Lutter contre l’opacité, prévenir la corruption

Déclarer, signaler, contrôler

Chaque élu lyonnais doit, conformément à la loi sur la transparence de la vie publique (2013), effectuer une déclaration d’intérêts auprès de la Haute Autorité pour la Transparence de la Vie Publique (HATVP). Cette déclaration est publique et consultable sur hatvp.fr.

Des dispositifs d’alerte existent pour signaler tout acte de favoritisme ou de conflit d’intérêts. À la Métropole, une charte de déontologie, adoptée en 2021, encadre les relations des élus avec les lobbies. La Ville de Lyon a suivi une démarche similaire en 2022. Ces chartes, bien que perfectibles (elles s’appuient sur l’auto-déclaration), constituent un garde-fou supplémentaire.

Contrôle des marchés publics

La commande publique – marchés de travaux, fournitures, prestations intellectuelles – représente chaque année près de 380 millions d’euros à la Ville et plus d’un milliard à la Métropole (source : BOAMP et rapports municipaux). Depuis 2017, l’ensemble des données essentielles des marchés publics sont ouvertes et publiées en Open Data sur data.grandlyon.com. Cette publication, imposée par la loi République Numérique, permet à tout citoyen de contrôler in situ les montants, les titulaires, les échéances.

Indépendance de la Chambre régionale des comptes

L’un des principaux garde-fous reste le contrôle régulier de la Chambre régionale des comptes Auvergne-Rhône-Alpes.
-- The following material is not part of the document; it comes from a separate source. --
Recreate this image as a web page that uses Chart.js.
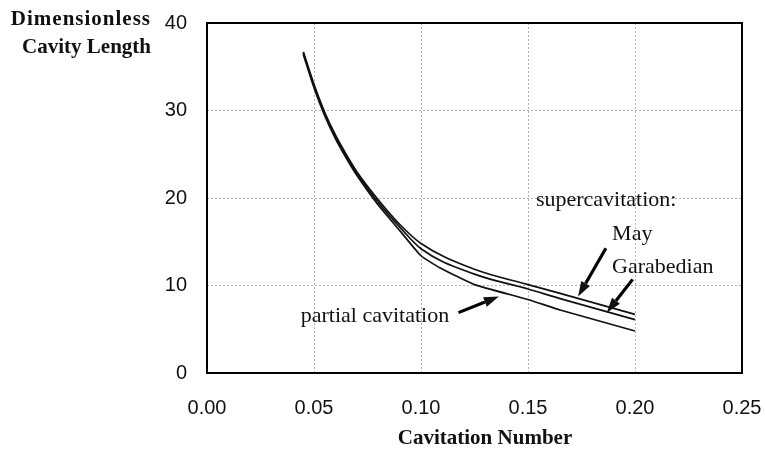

Chaque exercice voit la publication de rapports détaillés sur la gestion des finances, les choix d’investissements ou les marchés publics, comme ce fut le cas pour le contrôle des délégations de service public dans les transports en 2021 (ccomptes.fr). Si parfois leur technicité décourage le lecteur, les décisions majeures sont relayées dans la presse locale et discutées en conseil.

Quelles limites à la transparence et à la gouvernance ouverte à Lyon ?
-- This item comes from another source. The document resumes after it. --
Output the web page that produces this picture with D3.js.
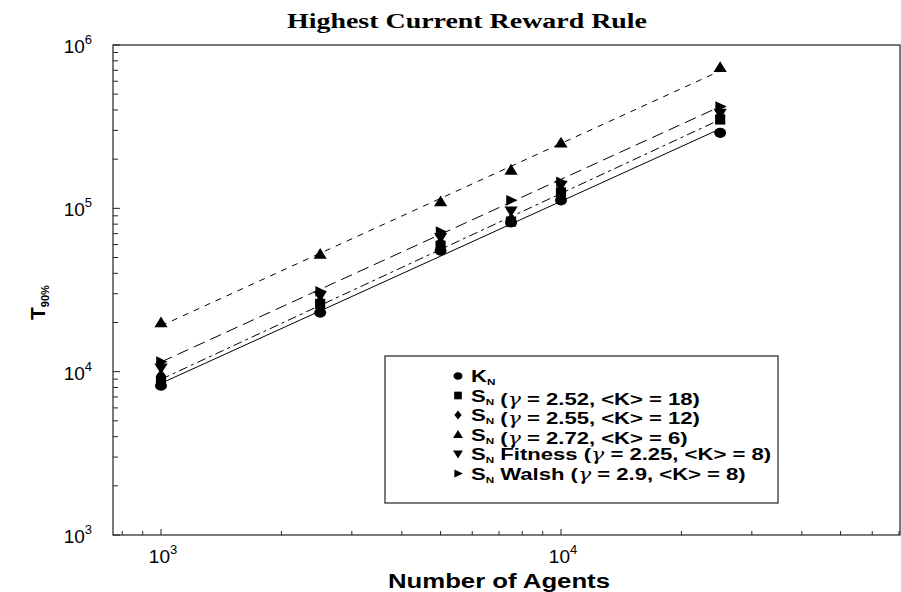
<!DOCTYPE html>
<html>
<head>
<meta charset="utf-8">
<script src="https://cdn.jsdelivr.net/npm/d3@7"></script>
<style>
  body { margin: 0; background: #fff; }
  svg { display: block; }
  text { fill: #000; }
</style>
</head>
<body>
<svg id="chart" width="901" height="592"></svg>
<script>
// Number of agents in each run
const agents = [1000, 2500, 5000, 7500, 10000, 25000];

// Time to reach 90% (T_90%) for each network
const kN        = [8200, 23000, 55000, 82000, 112000, 290000];
const sN18      = [8800, 26000, 59000, 83000, 125000, 350000];
const sN12      = [9500, 27000, 62000, 86000, 130000, 365000];
const sN6       = [20000, 52500, 110000, 172000, 252000, 730000];
const sNFitness = [10500, 29000, 66000, 96000, 138000, 380000];
const sNWalsh   = [11500, 31000, 72000, 112000, 145000, 420000];

// legend labels: [prefix, gamma value, <K> value]
const seriesPrefix = ["K", "S", "S", "S", "S Fitness", "S Walsh"];
const seriesGamma  = [null, "2.52", "2.55", "2.72", "2.25", "2.9"];
const seriesK      = [null, "18", "12", "6", "8", "8"];
const seriesValues = [kN, sN18, sN12, sN6, sNFitness, sNWalsh];
const seriesSymbols = ["circle", "square", "diamond", "triUp", "triDown", "triRight"];

// Power-law fit lines: which series, and dash pattern
const fitSeries = [0, 1, 5, 3];
const fitDash = [null, "9,4,3,4", "12,6", "6,6"];

const xTicks = [1e3, 1e4];
const yTicks = [1e3, 1e4, 1e5, 1e6];

const svg = d3.select("#chart");
const L = 113, R = 900, T = 45, B = 535;
const SANS = "Liberation Sans, Arial, sans-serif";

const x = d3.scaleLog().domain([Math.pow(10, 2.88), Math.pow(10, 4.8475)]).range([L, R]);
const y = d3.scaleLog().domain([1e3, 1e6]).range([B, T]);

// frame
svg.append("rect").attr("x", L).attr("y", T).attr("width", R - L).attr("height", B - T)
  .attr("fill", "none").attr("stroke", "#333").attr("stroke-width", 1.3);

// y ticks (inside)
const yMinor = [];
for (let e = 3; e < 6; e++) for (let m = 1; m < 10; m++) yMinor.push(m * Math.pow(10, e));
yMinor.push(1e6);
svg.append("g").selectAll("line").data(yMinor).join("line")
  .attr("x1", L).attr("x2", d => yTicks.includes(d) ? L + 7 : L + 5)
  .attr("y1", d => y(d)).attr("y2", d => y(d))
  .attr("stroke", "#222").attr("stroke-width", 1);

// x ticks (inside)
const xMinor = [];
for (let e = 2; e < 5; e++) for (let m = 1; m < 10; m++) {
  const v = m * Math.pow(10, e);
  if (v >= x.domain()[0] && v <= x.domain()[1]) xMinor.push(v);
}
svg.append("g").selectAll("line").data(xMinor).join("line")
  .attr("x1", d => x(d)).attr("x2", d => x(d))
  .attr("y1", B).attr("y2", d => xTicks.includes(d) ? B - 6 : B - 4)
  .attr("stroke", "#222").attr("stroke-width", 1);

// tick labels as 10^n
function powLabel(g, px, py, exp, anchorRight) {
  const t = g.append("text").attr("font-family", SANS)
    .attr("font-size", 19).attr("x", px).attr("y", py)
    .attr("text-anchor", anchorRight ? "end" : "middle");
  t.append("tspan").text("10");
  t.append("tspan").attr("font-size", 13).attr("dy", -9).text(exp);
}
const yl = svg.append("g");
yTicks.forEach(v => powLabel(yl, 92, y(v) + 8, Math.round(Math.log10(v)), true));
const xl = svg.append("g");
xTicks.forEach(v => powLabel(xl, x(v) + 2, 563, Math.round(Math.log10(v)), false));

// title
svg.append("text").attr("x", 287).attr("y", 28)
  .attr("font-family", "Liberation Serif, Times New Roman, serif").attr("font-weight", "bold")
  .attr("font-size", 21).attr("textLength", 360).attr("lengthAdjust", "spacingAndGlyphs")
  .text("Highest Current Reward Rule");

// axis titles
svg.append("text").attr("x", 388).attr("y", 588)
  .attr("font-family", SANS).attr("font-weight", "bold")
  .attr("font-size", 20).attr("textLength", 222).attr("lengthAdjust", "spacingAndGlyphs")
  .text("Number of Agents");
const yt = svg.append("text").attr("transform", "translate(45,320) rotate(-90)")
  .attr("font-family", SANS).attr("font-weight", "bold")
  .attr("font-size", 21);
yt.append("tspan").text("T");
yt.append("tspan").attr("font-size", 11).attr("dy", 4).text("90%");

// least squares fit in log-log space
function fit(vals) {
  const lx = agents.map(Math.log10), ly = vals.map(Math.log10);
  const mx = d3.mean(lx), my = d3.mean(ly);
  const b = d3.sum(lx.map((v, i) => (v - mx) * (ly[i] - my))) / d3.sum(lx.map(v => (v - mx) ** 2));
  const a = my - b * mx;
  return n => Math.pow(10, a + b * Math.log10(n));
}
const lineG = svg.append("g");
fitSeries.forEach((si, k) => {
  const f = fit(seriesValues[si]);
  const pts = [agents[0], agents[agents.length - 1]].map(n => [n, f(n)]);
  lineG.append("path")
    .attr("d", d3.line().x(d => x(d[0])).y(d => y(d[1]))(pts))
    .attr("fill", "none").attr("stroke", "#000").attr("stroke-width", 1)
    .attr("stroke-dasharray", fitDash[k]);
});

// marker shapes
function symbolPath(kind, s) {
  switch (kind) {
    case "circle": return `M${-s},0 a${s},${s*0.85} 0 1,0 ${2*s},0 a${s},${s*0.85} 0 1,0 ${-2*s},0 Z`;
    case "square": return `M${-s*0.85},${-s*0.85} h${1.7*s} v${1.7*s} h${-1.7*s} Z`;
    case "diamond": return `M0,${-s} L${s*0.8},0 L0,${s} L${-s*0.8},0 Z`;
    case "triUp": return `M0,${-s} L${s*1.1},${s*0.8} L${-s*1.1},${s*0.8} Z`;
    case "triDown": return `M0,${s} L${s*1.1},${-s*0.8} L${-s*1.1},${-s*0.8} Z`;
    case "triRight": return `M${s*1.1},0 L${-s*0.8},${s*0.9} L${-s*0.8},${-s*0.9} Z`;
  }
}
const markG = svg.append("g");
seriesValues.forEach((vals, si) => {
  markG.selectAll(null).data(vals).join("path")
    .attr("transform", (d, i) => `translate(${x(agents[i])},${y(d)})`)
    .attr("d", symbolPath(seriesSymbols[si], 6))
    .attr("fill", "#000");
});

// legend
const lg = svg.append("g");
lg.append("rect").attr("x", 385).attr("y", 356).attr("width", 393).attr("height", 147)
  .attr("fill", "#fff").attr("stroke", "#333").attr("stroke-width", 1.3);
seriesPrefix.forEach((pre, i) => {
  const cy = 376 + i * 19.5;
  lg.append("path").attr("transform", `translate(458,${cy})`)
    .attr("d", symbolPath(seriesSymbols[i], 4.5)).attr("fill", "#000");
  const t = lg.append("text").attr("transform", `translate(471,${cy + 6}) scale(1.38,1)`)
    .attr("font-family", SANS).attr("font-weight", "bold").attr("font-size", 16);
  t.append("tspan").text(pre.charAt(0));
  t.append("tspan").attr("font-size", 8.5).attr("dy", 3).text("N");
  const rest = t.append("tspan").attr("dy", -3);
  if (pre.length > 1) rest.text(pre.slice(1));
  if (seriesGamma[i]) {
    t.append("tspan").text(" (");
    t.append("tspan").attr("font-family", "DejaVu Serif, serif").attr("font-weight", "normal")
      .attr("font-style", "italic").text("γ");
    t.append("tspan").text(` = ${seriesGamma[i]}, <K> = ${seriesK[i]})`);
  }
});
</script>
</body>
</html>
Si la transparence progresse – jamais à l’abri de tensions politiques ou administratives – plusieurs défis demeurent :

  1. Volume et complexité de l’information : Malgré l’Open Data, la lecture des jeux de données, la compréhension d’un budget ou d’un marché public demeurent réservées aux plus initiés ou motivés.
  2. Temporalité de la participation : Saisir une opportunité de participer suppose de connaître le calendrier et les règles du jeu, souvent complexes et fluctuantes.
  3. Inégalités dans la participation : Les études municipales font ressortir que les jeunes, les moins diplômés et les quartiers populaires participent moins aux démarches consultatives, questionnant l’équité du dispositif.
  4. Limites de l’impact : De nombreux avis citoyens – même reconnus – peinent à infléchir les grandes décisions structurantes, réservées aux élus.

Perspectives : renforcer la transparence et préparer les citoyens à peser dans la cité

Les chiffres de la participation et les retours d'expérience montrent un appétit croissant pour la co-construction des politiques locales à Lyon, mais aussi une attente d’une transparence plus digeste, plus pédagogique.

  • Développer la formation citoyenne : De nouvelles initiatives voient le jour, comme l’École de la Participation, soutenue par la Métropole depuis 2022, qui propose des ateliers-clés pour comprendre le budget ou la fabrique des politiques publiques.
  • Rendre l’administration plus “lisible” : Certaines villes européennes expérimentent des plateformes ludiques ou des médiateurs de la donnée publique. Lyon pourrait s’en inspirer à plus grande échelle.
  • Encourager la presse locale indépendante : Elle joue, dans la traduction des enjeux, un rôle crucial. Des médias comme Rue89Lyon, Tribune de Lyon ou Le Progrès assurent une veille indispensable.

Lyon expérimente, tâtonne, parfois innove, souvent perfectionne. La démocratie locale y reste un sport de combat où l’information et la participation sont devenues deux piliers indissociables. Avec plus de vigilance, d’exigence et de pédagogie, la transparence pourrait demain ne plus être seulement une case à cocher, mais le moteur d’un engagement renouvelé dans notre cité.